● EXERCISE INSTRUCTIONS:
Repeat the material below exactly, with no pictures.

— START DATA SEGMENT —

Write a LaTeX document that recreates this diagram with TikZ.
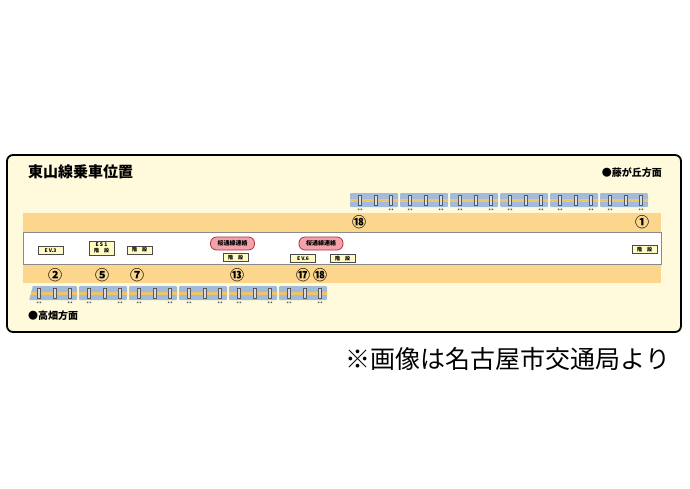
\documentclass[tikz,border=0pt]{standalone}
\usepackage{fontspec}
\newfontfamily\jp{Noto Sans CJK JP}
\usetikzlibrary{positioning}

\definecolor{panel}{HTML}{FFFADC}
\definecolor{stripe}{HTML}{FCD68C}
\definecolor{platline}{HTML}{8A8A8A}
\definecolor{carblue}{HTML}{A3BBDA}
\definecolor{carstripe}{HTML}{F0C468}
\definecolor{doorline}{HTML}{5A5A5A}
\definecolor{tagfill}{HTML}{FFFBC2}
\definecolor{tagline}{HTML}{4A4A4A}
\definecolor{linkfill}{HTML}{F2A2AA}
\definecolor{linkline}{HTML}{B0303E}

\tikzset{
  car/.pic={
    \fill[carblue, rounded corners=1pt] (0,0) rectangle (48,14);
    \fill[carstripe] (0,6) rectangle (48,8.5);
    \foreach \d in {10,26,41}
      \draw[doorline, line width=0.7pt, fill=carblue!50!white] (\d-1.5,2) rectangle (\d+1.5,12);
    \foreach \d in {10,41}
      \fill[doorline] (\d-2.2,15.5) rectangle (\d-0.6,17) (\d+0.6,15.5) rectangle (\d+2.2,17);
  }
}

\begin{document}
\begin{tikzpicture}[x=1pt, y=-1pt, font=\jp,
    tag/.style={draw=tagline, fill=tagfill, line width=0.6pt, inner sep=0.6pt,
      minimum width=25pt, minimum height=8pt, font=\jp\bfseries\fontsize{5}{5.5}\selectfont},
    link/.style={draw=linkline, fill=linkfill, rounded corners=6pt, line width=0.8pt,
      minimum width=44pt, minimum height=13pt, inner sep=1pt, font=\jp\bfseries\fontsize{6}{7}\selectfont},
    num/.style={font=\jp\bfseries\fontsize{14}{14}\selectfont, inner sep=0pt},
    dir/.style={font=\jp\bfseries\fontsize{10}{10}\selectfont, inner sep=0pt}]

    \useasboundingbox[fill=white] (0,0) rectangle (690,488);

    % panel and platform
    \draw[line width=1.8pt, rounded corners=6pt, fill=panel] (7,155) rectangle (681,332);
    \fill[stripe] (23,213) rectangle (661,232);
    \fill[stripe] (23,264) rectangle (661,283);
    \draw[platline, fill=white, line width=0.8pt] (23,232) rectangle (661,264);

    \node[font=\jp\bfseries\fontsize{15}{15}\selectfont, anchor=west, inner sep=0pt] (title) at (28,172) {東山線乗車位置};
    \node[dir, anchor=east] (fuji) at (662,173) {●藤が丘方面};
    \node[dir, anchor=west] (taka) at (28,316) {●高畑方面};

    % trains
    \foreach \cx in {350,400,...,600} \pic at (\cx,193) {car};
    \fill[panel] (652,192) -- (647,192) -- (652,207) -- cycle;
    \foreach \cx in {29,79,...,279} \pic at (\cx,286) {car};
    \fill[panel] (29,285) -- (33,285) -- (29,300) -- cycle;

    % car numbers
    \node[num] (t18) at (359,222) {⑱};
    \node[num] (t1) at (642,222) {①};
    \foreach \g/\nm/\cx in {②/b2/55, ⑤/b5/102, ⑦/b7/137, ⑬/b13/237, ⑰/b17/303, ⑱/b18/320}
      \node[num] (\nm) at (\cx,275) {\g};

    % facilities
    \node[tag] (ev3) at (50.5,250.5) {E V.3};
    \node[tag, minimum height=14pt, align=center] (es1) at (101.5,248) {E S 1\\階\quad 段};
    \node[tag] (kai7) at (139.5,250) {階\quad 段};
    \node[link] (ren1) at (232.5,243.5) {桜通線連絡};
    \node[tag, below=3pt of ren1, xshift=3pt] (kai13) {階\quad 段};
    \node[link] (ren2) at (321,243.5) {桜通線連絡};
    \node[tag] (ev6) at (303,258.5) {E V.6};
    \node[tag, right=14pt of ev6] (kai18) {階\quad 段};
    \node[tag] (kai1) at (644.5,249.5) {階\quad 段};

    \node[font=\jp\fontsize{25}{25}\selectfont, inner sep=0pt] (credit) at (508,359) {※画像は名古屋市交通局より};
\end{tikzpicture}
\end{document}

— END DATA SEGMENT —

● OUTPUT OF THE EXERCISE:
Write a LaTeX document that recreates this diagram with TikZ.
\documentclass[tikz,border=0pt]{standalone}
\usepackage{fontspec}
\newfontfamily\jp{Noto Sans CJK JP}
\usetikzlibrary{positioning}

\definecolor{panel}{HTML}{FFFADC}
\definecolor{stripe}{HTML}{FCD68C}
\definecolor{platline}{HTML}{8A8A8A}
\definecolor{carblue}{HTML}{A3BBDA}
\definecolor{carstripe}{HTML}{F0C468}
\definecolor{doorline}{HTML}{5A5A5A}
\definecolor{tagfill}{HTML}{FFFBC2}
\definecolor{tagline}{HTML}{4A4A4A}
\definecolor{linkfill}{HTML}{F2A2AA}
\definecolor{linkline}{HTML}{B0303E}

\tikzset{
  car/.pic={
    \fill[carblue, rounded corners=1pt] (0,0) rectangle (48,14);
    \fill[carstripe] (0,6) rectangle (48,8.5);
    \foreach \d in {10,26,41}
      \draw[doorline, line width=0.7pt, fill=carblue!50!white] (\d-1.5,2) rectangle (\d+1.5,12);
    \foreach \d in {10,41}
      \fill[doorline] (\d-2.2,15.5) rectangle (\d-0.6,17) (\d+0.6,15.5) rectangle (\d+2.2,17);
  }
}

\begin{document}
\begin{tikzpicture}[x=1pt, y=-1pt, font=\jp,
    tag/.style={draw=tagline, fill=tagfill, line width=0.6pt, inner sep=0.6pt,
      minimum width=25pt, minimum height=8pt, font=\jp\bfseries\fontsize{5}{5.5}\selectfont},
    link/.style={draw=linkline, fill=linkfill, rounded corners=6pt, line width=0.8pt,
      minimum width=44pt, minimum height=13pt, inner sep=1pt, font=\jp\bfseries\fontsize{6}{7}\selectfont},
    num/.style={font=\jp\bfseries\fontsize{14}{14}\selectfont, inner sep=0pt},
    dir/.style={font=\jp\bfseries\fontsize{10}{10}\selectfont, inner sep=0pt}]

    \useasboundingbox[fill=white] (0,0) rectangle (690,488);

    % panel and platform
    \draw[line width=1.8pt, rounded corners=6pt, fill=panel] (7,155) rectangle (681,332);
    \fill[stripe] (23,213) rectangle (661,232);
    \fill[stripe] (23,264) rectangle (661,283);
    \draw[platline, fill=white, line width=0.8pt] (23,232) rectangle (661,264);

    \node[font=\jp\bfseries\fontsize{15}{15}\selectfont, anchor=west, inner sep=0pt] (title) at (28,172) {東山線乗車位置};
    \node[dir, anchor=east] (fuji) at (662,173) {●藤が丘方面};
    \node[dir, anchor=west] (taka) at (28,316) {●高畑方面};

    % trains
    \foreach \cx in {350,400,...,600} \pic at (\cx,193) {car};
    \fill[panel] (652,192) -- (647,192) -- (652,207) -- cycle;
    \foreach \cx in {29,79,...,279} \pic at (\cx,286) {car};
    \fill[panel] (29,285) -- (33,285) -- (29,300) -- cycle;

    % car numbers
    \node[num] (t18) at (359,222) {⑱};
    \node[num] (t1) at (642,222) {①};
    \foreach \g/\nm/\cx in {②/b2/55, ⑤/b5/102, ⑦/b7/137, ⑬/b13/237, ⑰/b17/303, ⑱/b18/320}
      \node[num] (\nm) at (\cx,275) {\g};

    % facilities
    \node[tag] (ev3) at (50.5,250.5) {E V.3};
    \node[tag, minimum height=14pt, align=center] (es1) at (101.5,248) {E S 1\\階\quad 段};
    \node[tag] (kai7) at (139.5,250) {階\quad 段};
    \node[link] (ren1) at (232.5,243.5) {桜通線連絡};
    \node[tag, below=3pt of ren1, xshift=3pt] (kai13) {階\quad 段};
    \node[link] (ren2) at (321,243.5) {桜通線連絡};
    \node[tag] (ev6) at (303,258.5) {E V.6};
    \node[tag, right=14pt of ev6] (kai18) {階\quad 段};
    \node[tag] (kai1) at (644.5,249.5) {階\quad 段};

    \node[font=\jp\fontsize{25}{25}\selectfont, inner sep=0pt] (credit) at (508,359) {※画像は名古屋市交通局より};
\end{tikzpicture}
\end{document}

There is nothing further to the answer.